<<<<
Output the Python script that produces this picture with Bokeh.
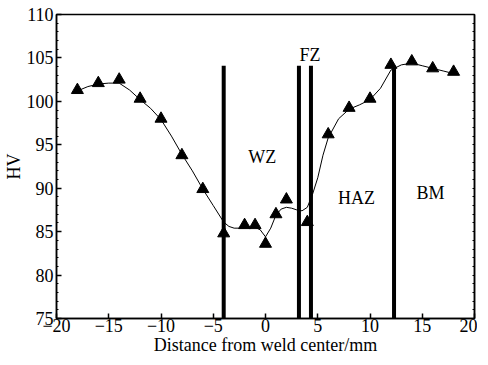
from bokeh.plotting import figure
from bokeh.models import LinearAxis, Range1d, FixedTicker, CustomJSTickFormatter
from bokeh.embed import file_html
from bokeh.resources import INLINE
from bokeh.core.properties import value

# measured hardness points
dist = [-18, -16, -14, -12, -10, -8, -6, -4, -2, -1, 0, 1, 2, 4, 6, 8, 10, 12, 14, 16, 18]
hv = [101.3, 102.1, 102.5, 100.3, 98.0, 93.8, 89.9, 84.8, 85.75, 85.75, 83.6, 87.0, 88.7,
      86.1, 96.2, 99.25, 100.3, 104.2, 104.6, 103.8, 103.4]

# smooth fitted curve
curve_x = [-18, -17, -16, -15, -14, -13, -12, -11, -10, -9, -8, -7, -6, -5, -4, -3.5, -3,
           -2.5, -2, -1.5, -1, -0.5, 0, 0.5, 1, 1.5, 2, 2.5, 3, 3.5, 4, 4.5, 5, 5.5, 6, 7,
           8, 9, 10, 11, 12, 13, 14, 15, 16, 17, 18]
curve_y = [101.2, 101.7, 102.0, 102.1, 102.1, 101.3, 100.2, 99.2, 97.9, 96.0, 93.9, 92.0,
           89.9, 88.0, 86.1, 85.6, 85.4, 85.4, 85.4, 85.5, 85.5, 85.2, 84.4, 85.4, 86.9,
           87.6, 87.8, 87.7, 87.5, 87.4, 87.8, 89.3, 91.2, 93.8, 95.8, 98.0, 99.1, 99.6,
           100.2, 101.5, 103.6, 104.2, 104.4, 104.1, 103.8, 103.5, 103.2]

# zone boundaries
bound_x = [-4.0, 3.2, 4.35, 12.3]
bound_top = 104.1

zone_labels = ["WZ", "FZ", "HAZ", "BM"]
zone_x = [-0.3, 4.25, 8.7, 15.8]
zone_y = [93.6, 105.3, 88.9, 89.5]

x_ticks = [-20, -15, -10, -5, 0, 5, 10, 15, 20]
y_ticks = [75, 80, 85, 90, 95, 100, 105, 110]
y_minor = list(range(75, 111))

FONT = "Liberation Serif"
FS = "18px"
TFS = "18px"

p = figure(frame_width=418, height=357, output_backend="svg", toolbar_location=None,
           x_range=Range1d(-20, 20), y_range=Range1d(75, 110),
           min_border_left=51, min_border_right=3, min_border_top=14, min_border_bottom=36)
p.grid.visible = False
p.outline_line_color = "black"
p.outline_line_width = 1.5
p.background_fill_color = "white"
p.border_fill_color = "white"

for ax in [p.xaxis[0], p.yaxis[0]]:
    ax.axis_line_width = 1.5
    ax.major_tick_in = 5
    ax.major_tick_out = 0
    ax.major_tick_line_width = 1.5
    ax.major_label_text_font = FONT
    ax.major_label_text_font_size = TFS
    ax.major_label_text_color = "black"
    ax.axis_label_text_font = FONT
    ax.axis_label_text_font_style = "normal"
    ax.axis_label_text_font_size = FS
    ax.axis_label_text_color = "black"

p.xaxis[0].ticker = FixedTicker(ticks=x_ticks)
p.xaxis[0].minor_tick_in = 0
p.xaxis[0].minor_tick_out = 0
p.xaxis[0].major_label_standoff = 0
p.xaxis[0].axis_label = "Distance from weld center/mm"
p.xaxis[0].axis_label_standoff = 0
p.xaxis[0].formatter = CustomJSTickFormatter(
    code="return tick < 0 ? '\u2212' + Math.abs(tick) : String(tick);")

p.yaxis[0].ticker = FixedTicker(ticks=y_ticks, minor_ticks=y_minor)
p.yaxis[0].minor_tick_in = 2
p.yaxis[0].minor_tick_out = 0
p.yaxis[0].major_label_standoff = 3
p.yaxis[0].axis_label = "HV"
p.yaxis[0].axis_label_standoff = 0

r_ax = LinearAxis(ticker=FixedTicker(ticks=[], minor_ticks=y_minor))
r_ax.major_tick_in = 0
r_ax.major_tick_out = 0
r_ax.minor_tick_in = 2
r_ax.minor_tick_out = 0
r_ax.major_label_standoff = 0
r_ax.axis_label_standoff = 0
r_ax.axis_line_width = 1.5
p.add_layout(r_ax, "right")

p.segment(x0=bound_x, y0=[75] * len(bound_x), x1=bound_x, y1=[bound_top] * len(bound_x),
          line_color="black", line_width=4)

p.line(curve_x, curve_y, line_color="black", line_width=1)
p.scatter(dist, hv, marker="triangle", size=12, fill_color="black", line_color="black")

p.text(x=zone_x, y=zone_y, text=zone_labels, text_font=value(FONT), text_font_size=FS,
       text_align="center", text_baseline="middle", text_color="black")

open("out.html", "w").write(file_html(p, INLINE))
>>>>
Given request: Restate the material word for word from its first line through the line containing "from bokeh.core.properties import value", both included; the pictures do not belong in it.

Full output:
Output the Python script that produces this picture with Bokeh.
from bokeh.plotting import figure
from bokeh.models import LinearAxis, Range1d, FixedTicker, CustomJSTickFormatter
from bokeh.embed import file_html
from bokeh.resources import INLINE
from bokeh.core.properties import value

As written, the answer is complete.